People often contrast my alleged goodness with their less satisfactory experiences with other foreigners. These compliments, unlike most of the others, I always greedily accept and make me feel particularly smug and self-righteous. While my pride at being told that I am the least foreign-seeming of the foreigners is really yet another mark of my desperation to fit in and be liked, I have to say that after meeting some fellow ex-patriots I cannot disagree that maybe I am a little bit good by comparison. If I try to judge my foreigner fellows with the most compassion I can muster, I can’t help but appreciate my own good fortune to be able to come to India as an ethnographer and not in some other capacity that forces me to stay aloof. I met some British NGO workers who were constantly talking about how their insurance policy barred them from partaking in many activities that I had since come to consider part of my average day. For instance, one was chastising the other for riding on a motorcycle, telling her that she risked injury. I listened on guiltily remembering all of the motorbikes I have casually hopped on the back of for the sake of participant observation or simple enjoyment with friends.
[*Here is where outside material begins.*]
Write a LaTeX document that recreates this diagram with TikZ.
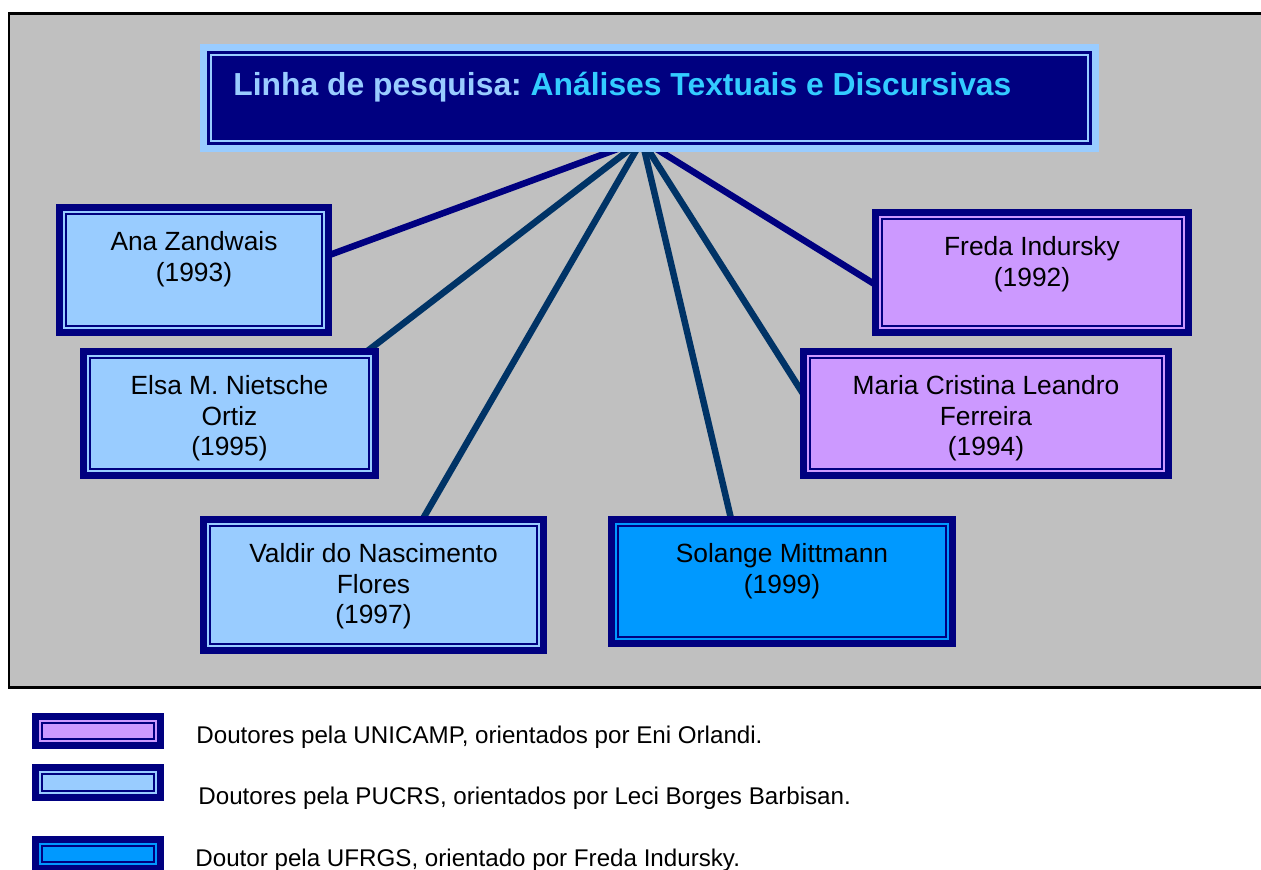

Catching the look on my face, the NGO worker said, “oh it’s fine to ride on back roads, don’t worry!” After my conversations with them and some others, I felt fortunate that I have the freedom to approach my life here with a spirit of optimism and a desire to make connections rather than primarily with fear and anxiety. Although I often feel nervous that I’ve done something wrong or that I’m being misunderstood, I’d rather have this anxiety than be so concerned about injury, illness, or attack that I can’t accept a kind offer of assistance from a friendly person.